Genootschap Onze Taal (2020)

Gepubliceerd op 25-01-2021

CRAPUUL

betekenis & definitie

UIT:
Minaretten: je haat ze of je houdt van ze (Marcia Nieuwenhuis, De Pers, 17 februari 2010)

CONTEXT:
"Als er tegenspraak is vanuit de bevolking, zegt PvdA-wethouder Henk Kool doodleuk dat je de gewone burger niet te veel voor het zeggen moet geven in Den Haag. Want voor je het weet, heeft het CRAPUUL van Wilders het voor het zeggen. Wij willen Den Haag weer teruggeven aan de burger."

:
gepeupel, gespuis

UITSPRAAK:
[kra-puul]

WOORDFEIT:
Crapuul kwam zo'n anderhalve eeuw geleden als crapule het Nederlands binnen.

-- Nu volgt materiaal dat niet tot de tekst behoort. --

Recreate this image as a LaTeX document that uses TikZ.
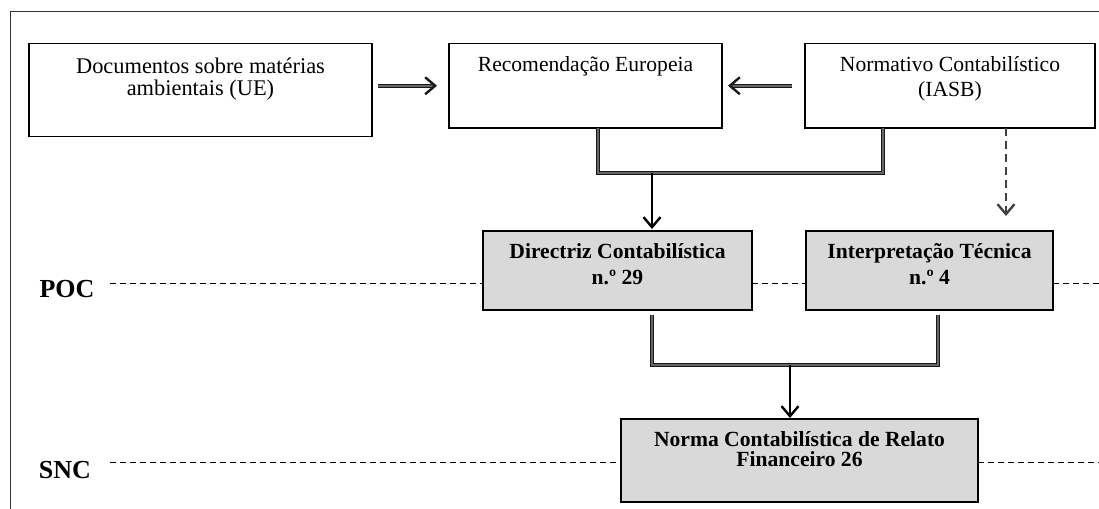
\documentclass[tikz,border=0pt]{standalone}
\usepackage{fontspec}
\setmainfont{Liberation Serif}
\usetikzlibrary{arrows.meta,positioning}

\begin{document}
\begin{tikzpicture}[x=0.5pt,y=-0.5pt,
    box/.style={draw=black, line width=0.6pt, outer sep=0pt, inner sep=0pt},
    greybox/.style={box, fill=black!15},
    txt/.style={align=center, inner sep=0pt, anchor=base, font=\fontsize{10.8}{10}\selectfont},
    btxt/.style={txt, font=\fontsize{10.8}{13}\selectfont\bfseries},
    lvl/.style={inner sep=0pt, anchor=base, font=\fontsize{13}{15}\selectfont\bfseries},
    hatch/.style={draw=black!90, line width=0.5pt, double=black!60, double distance=1pt},
    barb/.style={-{Straight Barb[length=5pt,width=8.5pt,line width=1.2pt]}},
    plainarrow/.style={draw=black, line width=0.75pt, barb},
    dasharrow/.style={draw=black!75, line width=0.8pt, dash pattern=on 4pt off 2.5pt, barb},
    sep/.style={draw=black, line width=0.5pt, dash pattern=on 3pt off 2pt}]
    \useasboundingbox (0,0) rectangle (1099,509);

    % outer frame
    \draw[black!80, line width=0.6pt] (10.5,509) -- (10.5,11.7) -- (1099,11.7);

    % boxes
    \node[box, minimum width=171.5pt, minimum height=46.5pt] (doc) at (200.5,90) {};
    \node[box, minimum width=136.5pt, minimum height=42.25pt] (rec) at (585.5,85.75) {};
    \node[box, minimum width=145pt, minimum height=42.25pt] (iasb) at (950,85.75) {};
    \node[greybox, minimum width=134.5pt, minimum height=39.5pt] (dc) at (617.5,270.5) {};
    \node[greybox, minimum width=123.5pt, minimum height=39.5pt] (it) at (929.5,270.5) {};
    \node[greybox, minimum width=178.5pt, minimum height=41.5pt] (ncrf) at (799.5,460.5) {};

    % texts (base = last line)
    \node[txt, font=\fontsize{11.2}{11}\selectfont] (doc-t) at (200.5,95) {Documentos sobre matérias\\ambientais (UE)};
    \node[txt] (rec-t) at (585.5,71.7) {Recomendação Europeia};
    \node[txt, font=\fontsize{10.8}{12.5}\selectfont] (iasb-t) at (950,96.7) {Normativo Contabilístico\\(IASB)};
    \node[btxt] (dc-t) at (617.5,284.3) {Directriz Contabilística\\n.º 29};
    \node[btxt] (it-t) at (929.5,284.3) {Interpretação Técnica\\n.º 4};
    \node[btxt, font=\fontsize{10.8}{10}\selectfont\bfseries] (ncrf-t) at (799.5,466.7) {Norma Contabilística de Relato\\Financeiro 26};

    \node[lvl] (poc) at (67,297) {POC};
    \node[lvl] (snc) at (65,478) {SNC};

    % helper points
    \coordinate (b1) at (598,0);
    \coordinate (c1) at (883,0);
    \coordinate (d1) at (1006,0);
    \coordinate (e1) at (938,0);
    \coordinate (j1) at (652,173);
    \coordinate (j2) at (790,365);
    \coordinate (poc-l) at (110,283);
    \coordinate (poc-r) at (1099,283);
    \coordinate (snc-l) at (110,462);
    \coordinate (snc-r) at (1099,462);

    % arrows between the top boxes
    \draw[hatch, barb, shorten <=3pt, shorten >=6pt] (doc.east |- rec.west) -- (rec.west);
    \draw[hatch, barb, shorten <=6.5pt, shorten >=3pt] (iasb.west) -- (rec.east);

    % into Directriz
    \draw[hatch] (rec.south -| b1) |- (j1) -| (iasb.south -| c1);
    \draw[plainarrow, shorten >=1pt] (j1) -- (dc.north -| j1);

    % into Interpretacao
    \draw[dasharrow, shorten >=7.5pt] (iasb.south -| d1) -- (it.north -| d1);

    % into NCRF
    \draw[hatch] ([yshift=-2.5pt]dc.south -| j1) |- (j2) -| ([yshift=-2.5pt]it.south -| e1);
    \draw[plainarrow, shorten >=0.5pt] (j2) -- (ncrf.north -| j2);

    % level lines
    \draw[sep] (poc-l) -- (dc.west |- poc-l);
    \draw[sep] (dc.east |- poc-l) -- (it.west |- poc-l);
    \draw[sep] (it.east |- poc-l) -- (poc-r);
    \draw[sep] (snc-l) -- (ncrf.west |- snc-l);
    \draw[sep] (ncrf.east |- snc-l) -- (snc-r);
\end{tikzpicture}
\end{document}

Het is een leenwoord uit het Frans, waar het destijds ook 'gespuis' betekende; inmiddels gebruiken Fransen het voor één persoon: 'schoft, nare kerel'. Crapuul is via het Frans uiteindelijk terug te voeren op het Laatlatijnse crapula 'dronkenschap', waar ook het Engelse crapulent 'dronken', 'onmatig' op teruggaat.
Het Nederlands heeft uit het Frans niet alleen crapuul, maar ook canaille en rapaille voor 'gepeupel, schoelje' geleend.